Given request >>
Could you copy every line from the material below in which "this" appears?
------ Stored data ------
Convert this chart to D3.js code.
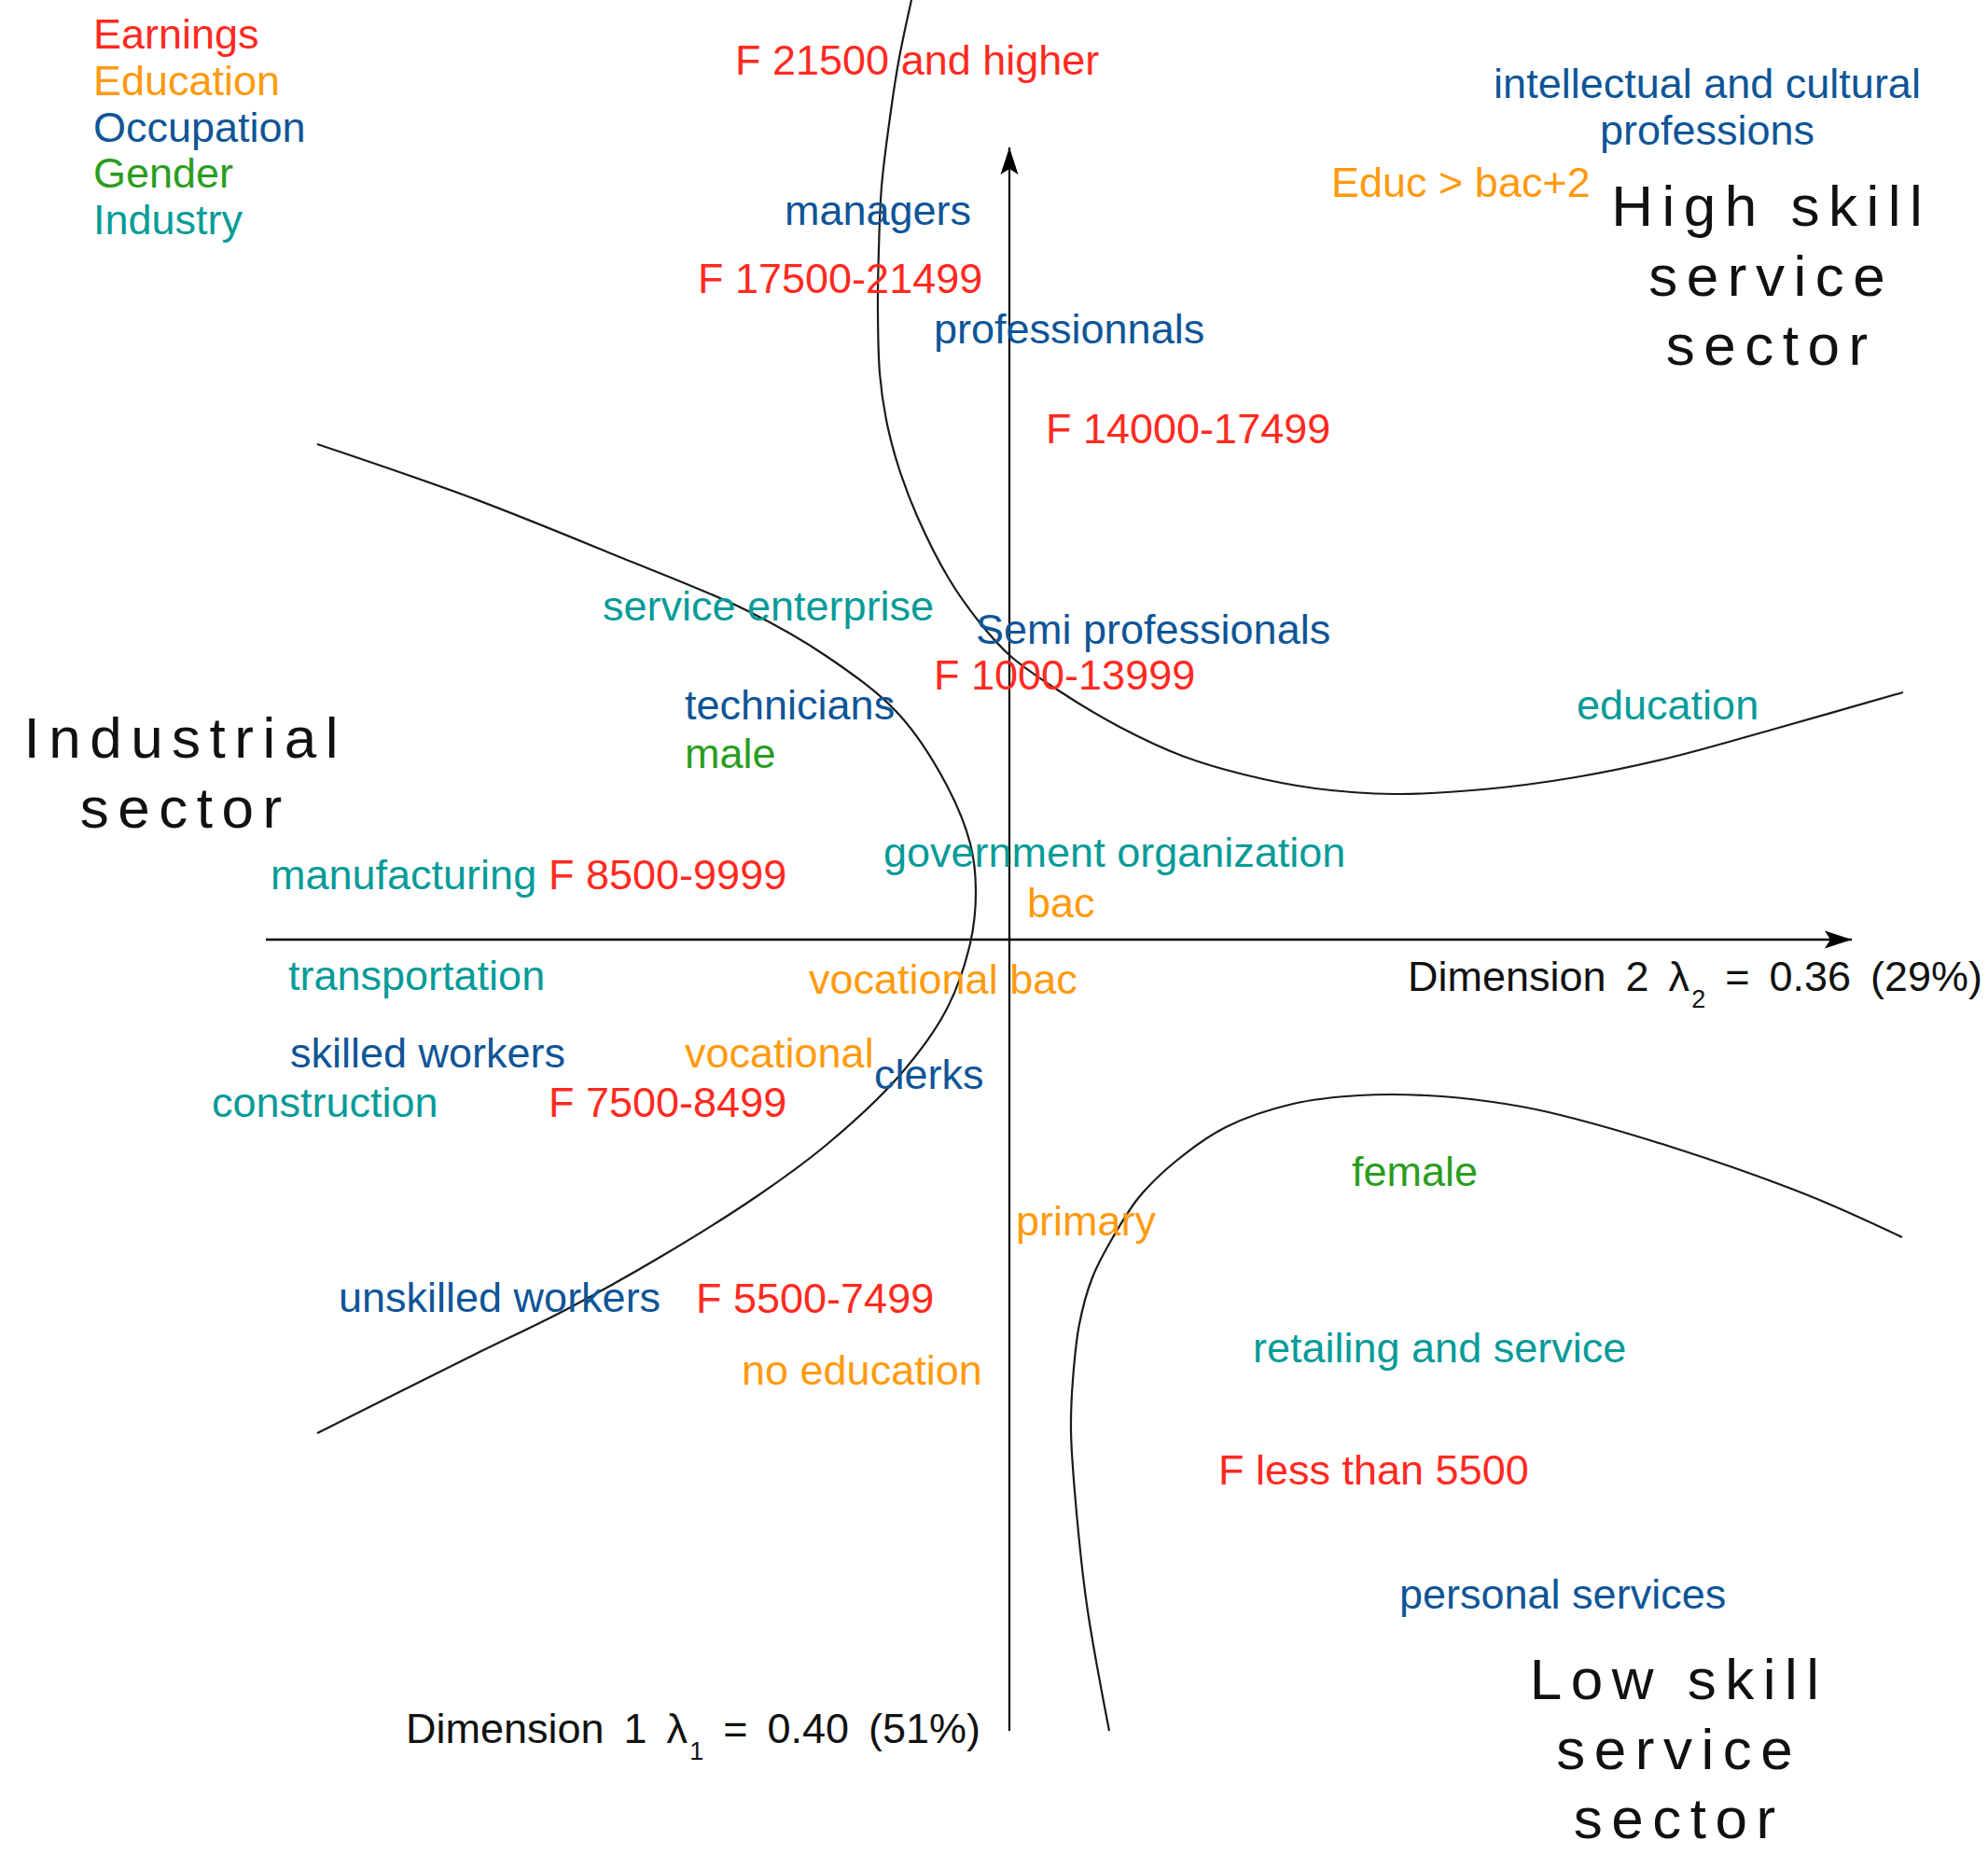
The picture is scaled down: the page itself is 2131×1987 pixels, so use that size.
<!DOCTYPE html>
<html><head><meta charset="utf-8">
<script src="https://cdn.jsdelivr.net/npm/d3@7"></script>
<style>
html,body{margin:0;padding:0;background:#fff;}
svg{display:block;}
text{font-family:"Liberation Sans", Arial, Helvetica, sans-serif;}
</style></head><body>
<svg id="chart" width="2131" height="1987"></svg>
<script>
// ---- Data: category legend ----
const categories = ["Earnings", "Education", "Occupation", "Gender", "Industry"];
const categoryColors = ["#ff2a1f", "#ff9a0e", "#0e5597", "#2a9d1e", "#059b98"];

// ---- Data: modality positions on the map (Dimension 2, Dimension 1) ----
const earningsPoints = [
  { label: "F 21500 and higher", dim2: -2.92, dim1: 9.27 },
  { label: "F 17500-21499", dim2: -3.32, dim1: 6.93 },
  { label: "F 14000-17499", dim2: 0.41, dim1: 5.32 },
  { label: "F 1000-13999", dim2: -0.79, dim1: 2.68 },
  { label: "F 8500-9999", dim2: -4.92, dim1: 0.54 },
  { label: "F 7500-8499", dim2: -4.92, dim1: -1.90 },
  { label: "F 5500-7499", dim2: -3.34, dim1: -4.00 },
  { label: "F less than 5500", dim2: 2.26, dim1: -5.84 }
];
const educationPoints = [
  { label: "Educ > bac+2", dim2: 3.47, dim1: 7.96 },
  { label: "bac", dim2: 0.21, dim1: 0.24 },
  { label: "vocational bac", dim2: -2.13, dim1: -0.58 },
  { label: "vocational", dim2: -3.46, dim1: -1.37 },
  { label: "primary", dim2: 0.09, dim1: -3.17 },
  { label: "no education", dim2: -2.85, dim1: -4.77 }
];
const occupationPoints = [
  { label: "intellectual and cultural|professions", dim2: 7.50, dim1: 9.02, anchor: "middle" },
  { label: "managers", dim2: -2.39, dim1: 7.66 },
  { label: "professionnals", dim2: -0.79, dim1: 6.39 },
  { label: "Semi professionals", dim2: -0.34, dim1: 3.17 },
  { label: "technicians", dim2: -3.46, dim1: 2.36 },
  { label: "skilled workers", dim2: -7.69, dim1: -1.37 },
  { label: "clerks", dim2: -1.43, dim1: -1.60 },
  { label: "unskilled workers", dim2: -7.17, dim1: -3.99 },
  { label: "personal services", dim2: 4.20, dim1: -7.17 }
];
const genderPoints = [
  { label: "male", dim2: -3.46, dim1: 1.84 },
  { label: "female", dim2: 3.69, dim1: -2.64 }
];
const industryPoints = [
  { label: "service enterprise", dim2: -4.34, dim1: 3.42 },
  { label: "education", dim2: 6.10, dim1: 2.36 },
  { label: "government organization", dim2: -1.33, dim1: 0.78 },
  { label: "manufacturing", dim2: -7.90, dim1: 0.54 },
  { label: "transportation", dim2: -7.71, dim1: -0.54 },
  { label: "construction", dim2: -8.53, dim1: -1.90 },
  { label: "retailing and service", dim2: 2.63, dim1: -4.53 }
];

// ---- Data: hand-drawn boundary curves (Dimension 2, Dimension 1) ----
const boundaryHighSkill = [
  [-1.05, 10.07], [-1.19, 9.40], [-1.29, 8.74], [-1.37, 8.07], [-1.40, 7.40], [-1.41, 6.74],
  [-1.39, 6.07], [-1.32, 5.57], [-1.19, 5.07], [-0.99, 4.54], [-0.65, 3.87], [-0.32, 3.40],
  [0.01, 3.04], [0.51, 2.68], [1.18, 2.28], [1.85, 1.97], [2.51, 1.77], [3.28, 1.62],
  [4.13, 1.56], [5.08, 1.61], [6.07, 1.74], [7.08, 1.95], [8.21, 2.26], [9.58, 2.65]
];
const boundaryIndustrial = [
  [-7.42, 5.31], [-5.78, 4.74], [-4.25, 4.13], [-2.82, 3.53], [-1.95, 3.03], [-1.19, 2.42],
  [-0.68, 1.67], [-0.42, 1.03], [-0.36, 0.53], [-0.42, -0.04], [-0.68, -0.76], [-1.19, -1.47],
  [-1.95, -2.19], [-2.72, -2.76], [-3.74, -3.40], [-4.76, -3.97], [-5.78, -4.47], [-7.42, -5.29]
];
const boundaryLowSkill = [
  [1.07, -8.48], [0.83, -7.13], [0.71, -6.03], [0.66, -5.26], [0.68, -4.72],
  [0.75, -4.12], [0.89, -3.62], [1.11, -3.19], [1.39, -2.76], [1.79, -2.37], [2.32, -2.01],
  [3.04, -1.76], [3.75, -1.67], [4.47, -1.67], [5.18, -1.74], [5.78, -1.85], [7.12, -2.23],
  [8.56, -2.74], [9.57, -3.19]
];

// ---- Data: axes extents and axis titles ----
const axisDim2Extent = [-7.97, 9.03];
const axisDim1Extent = [-8.48, 8.49];
const axisTitles = [
  { name: "Dimension 2", sub: "2", eigen: "0.36", pct: "29%", dim2: 4.27, dim1: -0.55 },
  { name: "Dimension 1", sub: "1", eigen: "0.40", pct: "51%", dim2: -6.47, dim1: -8.61 }
];

// ---- Data: sector annotations ----
const sectorLabels = [
  { lines: ["High skill", "service", "sector"], dim2: 8.12, dim1: 7.65 },
  { lines: ["Industrial", "sector"], dim2: -8.88, dim1: 1.95 },
  { lines: ["Low skill", "service", "sector"], dim2: 7.13, dim1: -8.14 }
];

// ---- Scales ----
const W = 2131, H = 1987;
const x = d3.scaleLinear().domain([-10.82, 10.49]).range([0, W]);
const y = d3.scaleLinear().domain([10.07, -9.80]).range([0, H]);
const color = d3.scaleOrdinal().domain(categories).range(categoryColors);
const legendY = d3.scalePoint().domain(categories).range([52, 251]);

const svg = d3.select("#chart");

// arrow marker
svg.append("defs").append("marker")
  .attr("id", "arrow")
  .attr("viewBox", "-30 -11 31 22")
  .attr("markerUnits", "userSpaceOnUse")
  .attr("markerWidth", 31).attr("markerHeight", 22)
  .attr("refX", 0).attr("refY", 0)
  .attr("orient", "auto")
  .append("path")
  .attr("d", "M0,0 L-29,-9.5 L-23,0 L-29,9.5 Z")
  .attr("fill", "#000");

// ---- Axes ----
svg.append("line")
  .attr("x1", x(axisDim2Extent[0])).attr("x2", x(axisDim2Extent[1]))
  .attr("y1", y(0)).attr("y2", y(0))
  .attr("stroke", "#000").attr("stroke-width", 2.6)
  .attr("marker-end", "url(#arrow)");
svg.append("line")
  .attr("x1", x(0)).attr("x2", x(0))
  .attr("y1", y(axisDim1Extent[0])).attr("y2", y(axisDim1Extent[1]))
  .attr("stroke", "#000").attr("stroke-width", 2.2)
  .attr("marker-end", "url(#arrow)");

// ---- Boundary curves ----
const curveLine = d3.line()
  .x(d => x(d[0])).y(d => y(d[1]))
  .curve(d3.curveCatmullRom.alpha(0.5));
svg.selectAll("path.boundary")
  .data([boundaryHighSkill, boundaryIndustrial, boundaryLowSkill])
  .join("path")
  .attr("class", "boundary")
  .attr("d", curveLine)
  .attr("fill", "none")
  .attr("stroke", "#1a1a1a")
  .attr("stroke-width", 2.2);

// ---- Modality labels ----
const groups = [
  ["Earnings", earningsPoints],
  ["Education", educationPoints],
  ["Occupation", occupationPoints],
  ["Gender", genderPoints],
  ["Industry", industryPoints]
];
groups.forEach(([cat, pts]) => {
  const t = svg.append("g").selectAll("text")
    .data(pts).join("text")
    .attr("x", d => x(d.dim2) - 2)
    .attr("y", d => y(d.dim1))
    .attr("fill", color(cat))
    .attr("font-size", 45)
    .attr("text-anchor", d => d.anchor || "start");
  t.each(function (d) {
    const parts = d.label.split("|");
    const sel = d3.select(this);
    parts.forEach((p, i) => {
      sel.append("tspan")
        .attr("x", x(d.dim2) - 2)
        .attr("dy", i === 0 ? 0 : 50)
        .text(p);
    });
  });
});

// ---- Legend ----
svg.append("g").selectAll("text")
  .data(categories).join("text")
  .attr("x", 100)
  .attr("y", d => legendY(d))
  .attr("fill", d => color(d))
  .attr("font-size", 45)
  .text(d => d);

// ---- Axis titles ----
axisTitles.forEach(a => {
  const t = svg.append("text")
    .attr("x", x(a.dim2)).attr("y", y(a.dim1))
    .attr("fill", "#111").attr("font-size", 45)
    .attr("word-spacing", 8.5);
  t.append("tspan").text(a.name + " \u03BB");
  t.append("tspan").attr("font-size", 27).attr("dy", 18).attr("dx", 2).text(a.sub);
  t.append("tspan").attr("dy", -18).text(" = " + a.eigen + " (" + a.pct + ")");
});

// ---- Sector annotations ----
sectorLabels.forEach(s => {
  const t = svg.append("text")
    .attr("x", x(s.dim2)).attr("y", y(s.dim1))
    .attr("fill", "#111").attr("font-size", 62)
    .attr("letter-spacing", 9.5)
    .attr("text-anchor", "middle");
  s.lines.forEach((ln, i) => {
    t.append("tspan")
      .attr("x", x(s.dim2) + 4.75)
      .attr("dy", i === 0 ? 0 : 74.5)
      .text(ln);
  });
});
</script>
</body></html>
------
Solution to the exercise >>
Convert this chart to D3.js code.
    const sel = d3.select(this);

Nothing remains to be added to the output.